Sometimes you hear a record and take a chance on a new artist in concert, and you get pleasantly surprised.
It happened with Norah Jones. It happened with Adele. And it happened with Kandace Springs. But those three singers had credible publicists who lobbied on their behalf.
No publicist called to tout Cyrille Aimee's debut at the Dakota. I saw her name on the club's schedule and dutifully listened to her latest album, "Move On," which piqued my curiosity to check her out on Wednesday.
What an unexpected treat this French-born, New York-educated, New Orleans-based jazz singer turned out to be.
She had the nuanced phrasing of Billie Holiday, the adventurous scatting of Ella Fitzgerald and the chatty charm of Nellie McKay. She's a refreshingly skilled and uncommonly extroverted jazz singer.
Aimee's repertoire was wide ranging, including Stephen Sondheim reimagined as jazz, Jacques Brel (in French, of course), a Helen Humes blues and some originals including "Down," a solo number done with a looping machine. Ed Sheeran has nothing on her.

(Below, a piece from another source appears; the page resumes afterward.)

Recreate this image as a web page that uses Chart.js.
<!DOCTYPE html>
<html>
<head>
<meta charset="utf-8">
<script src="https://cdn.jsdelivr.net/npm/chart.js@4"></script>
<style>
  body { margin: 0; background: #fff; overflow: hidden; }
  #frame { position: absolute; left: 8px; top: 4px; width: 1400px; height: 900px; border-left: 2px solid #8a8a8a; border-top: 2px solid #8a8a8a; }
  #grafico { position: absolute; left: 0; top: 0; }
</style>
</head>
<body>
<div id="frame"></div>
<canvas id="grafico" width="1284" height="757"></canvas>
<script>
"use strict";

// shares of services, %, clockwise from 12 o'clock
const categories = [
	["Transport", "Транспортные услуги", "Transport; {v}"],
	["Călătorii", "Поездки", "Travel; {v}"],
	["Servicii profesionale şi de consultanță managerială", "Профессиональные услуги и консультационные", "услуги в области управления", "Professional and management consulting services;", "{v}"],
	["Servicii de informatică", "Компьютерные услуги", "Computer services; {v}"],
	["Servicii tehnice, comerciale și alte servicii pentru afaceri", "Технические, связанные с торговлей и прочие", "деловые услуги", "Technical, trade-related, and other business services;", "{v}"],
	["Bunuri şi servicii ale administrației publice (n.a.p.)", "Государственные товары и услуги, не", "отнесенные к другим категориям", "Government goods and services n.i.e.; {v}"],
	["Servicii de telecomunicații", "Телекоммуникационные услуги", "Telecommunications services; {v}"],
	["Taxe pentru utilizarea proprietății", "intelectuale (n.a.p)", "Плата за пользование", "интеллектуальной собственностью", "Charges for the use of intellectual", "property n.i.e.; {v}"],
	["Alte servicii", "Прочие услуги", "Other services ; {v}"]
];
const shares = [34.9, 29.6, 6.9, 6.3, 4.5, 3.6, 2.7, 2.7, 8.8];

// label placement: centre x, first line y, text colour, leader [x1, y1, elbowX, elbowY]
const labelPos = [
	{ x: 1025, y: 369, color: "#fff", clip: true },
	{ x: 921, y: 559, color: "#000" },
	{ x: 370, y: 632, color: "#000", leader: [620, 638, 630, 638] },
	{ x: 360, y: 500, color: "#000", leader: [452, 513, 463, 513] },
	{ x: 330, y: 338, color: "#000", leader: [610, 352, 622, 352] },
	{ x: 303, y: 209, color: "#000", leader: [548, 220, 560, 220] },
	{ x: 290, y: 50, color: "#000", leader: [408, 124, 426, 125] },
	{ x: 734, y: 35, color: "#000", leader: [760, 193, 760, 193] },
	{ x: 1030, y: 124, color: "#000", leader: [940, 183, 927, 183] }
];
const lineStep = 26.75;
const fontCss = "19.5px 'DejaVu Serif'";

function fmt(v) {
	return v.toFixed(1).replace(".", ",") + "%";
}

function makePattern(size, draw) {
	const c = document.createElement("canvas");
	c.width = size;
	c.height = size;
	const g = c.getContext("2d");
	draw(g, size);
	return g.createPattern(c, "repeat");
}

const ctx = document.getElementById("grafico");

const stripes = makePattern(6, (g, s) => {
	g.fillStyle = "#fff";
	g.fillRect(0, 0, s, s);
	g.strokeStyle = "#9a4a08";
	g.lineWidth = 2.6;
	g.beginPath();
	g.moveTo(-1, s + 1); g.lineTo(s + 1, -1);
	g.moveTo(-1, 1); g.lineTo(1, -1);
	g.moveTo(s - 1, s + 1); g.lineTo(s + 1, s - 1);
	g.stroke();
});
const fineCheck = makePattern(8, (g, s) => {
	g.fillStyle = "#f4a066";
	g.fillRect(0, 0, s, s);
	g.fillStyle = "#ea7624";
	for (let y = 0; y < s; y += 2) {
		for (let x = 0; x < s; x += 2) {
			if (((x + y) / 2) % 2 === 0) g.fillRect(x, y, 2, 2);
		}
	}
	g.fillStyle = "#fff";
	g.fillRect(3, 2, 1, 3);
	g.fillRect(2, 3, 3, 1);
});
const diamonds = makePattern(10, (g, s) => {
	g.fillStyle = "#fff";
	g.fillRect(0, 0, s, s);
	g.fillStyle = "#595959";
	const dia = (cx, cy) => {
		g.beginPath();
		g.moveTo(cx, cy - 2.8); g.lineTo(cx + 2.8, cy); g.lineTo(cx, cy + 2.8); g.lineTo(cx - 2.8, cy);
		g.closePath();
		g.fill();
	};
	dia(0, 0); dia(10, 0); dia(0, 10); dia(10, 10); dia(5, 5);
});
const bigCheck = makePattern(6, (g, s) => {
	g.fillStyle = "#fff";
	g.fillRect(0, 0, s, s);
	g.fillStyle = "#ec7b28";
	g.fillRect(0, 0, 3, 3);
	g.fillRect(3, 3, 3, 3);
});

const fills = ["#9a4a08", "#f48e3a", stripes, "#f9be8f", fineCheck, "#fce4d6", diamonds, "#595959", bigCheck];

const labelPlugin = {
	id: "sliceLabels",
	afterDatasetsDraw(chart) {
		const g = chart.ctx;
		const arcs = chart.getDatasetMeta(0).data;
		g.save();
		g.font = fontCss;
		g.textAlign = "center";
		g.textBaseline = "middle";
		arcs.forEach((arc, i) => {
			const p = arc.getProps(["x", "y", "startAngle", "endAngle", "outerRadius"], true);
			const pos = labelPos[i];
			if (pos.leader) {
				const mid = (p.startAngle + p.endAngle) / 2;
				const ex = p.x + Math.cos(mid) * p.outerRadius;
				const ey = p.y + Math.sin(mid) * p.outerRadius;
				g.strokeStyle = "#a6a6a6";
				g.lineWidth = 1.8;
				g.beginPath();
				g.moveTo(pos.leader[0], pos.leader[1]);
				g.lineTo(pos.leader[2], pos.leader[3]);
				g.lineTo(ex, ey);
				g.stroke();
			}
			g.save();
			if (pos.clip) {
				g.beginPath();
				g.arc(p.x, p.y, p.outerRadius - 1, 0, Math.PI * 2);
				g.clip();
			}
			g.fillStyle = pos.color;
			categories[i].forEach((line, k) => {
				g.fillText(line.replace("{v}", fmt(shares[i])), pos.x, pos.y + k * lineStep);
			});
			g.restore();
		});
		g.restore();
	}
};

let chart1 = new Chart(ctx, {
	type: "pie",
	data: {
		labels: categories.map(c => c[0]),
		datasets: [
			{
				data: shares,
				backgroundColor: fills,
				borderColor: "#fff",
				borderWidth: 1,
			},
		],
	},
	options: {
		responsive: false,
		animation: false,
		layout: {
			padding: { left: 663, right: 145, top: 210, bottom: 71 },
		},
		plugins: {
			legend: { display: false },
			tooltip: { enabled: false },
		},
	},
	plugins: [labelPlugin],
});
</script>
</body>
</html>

The 35-year-old singer's voice sounded girlish and smallish at times, but her instincts suggested technique, experience and an alluring playfulness. Her lengthy scat excursions earned deserved whoops and whistles. Particularly impressive was her trading improvised scat licks with pianist Ryan Hanseler.
Like the highly celebrated Grammy-winning young jazz vocalist Cecile McLorin Salvant, Aimee has won vocal competitions (though she lost out to Salvant at the 2010 Thelonious Monk contest).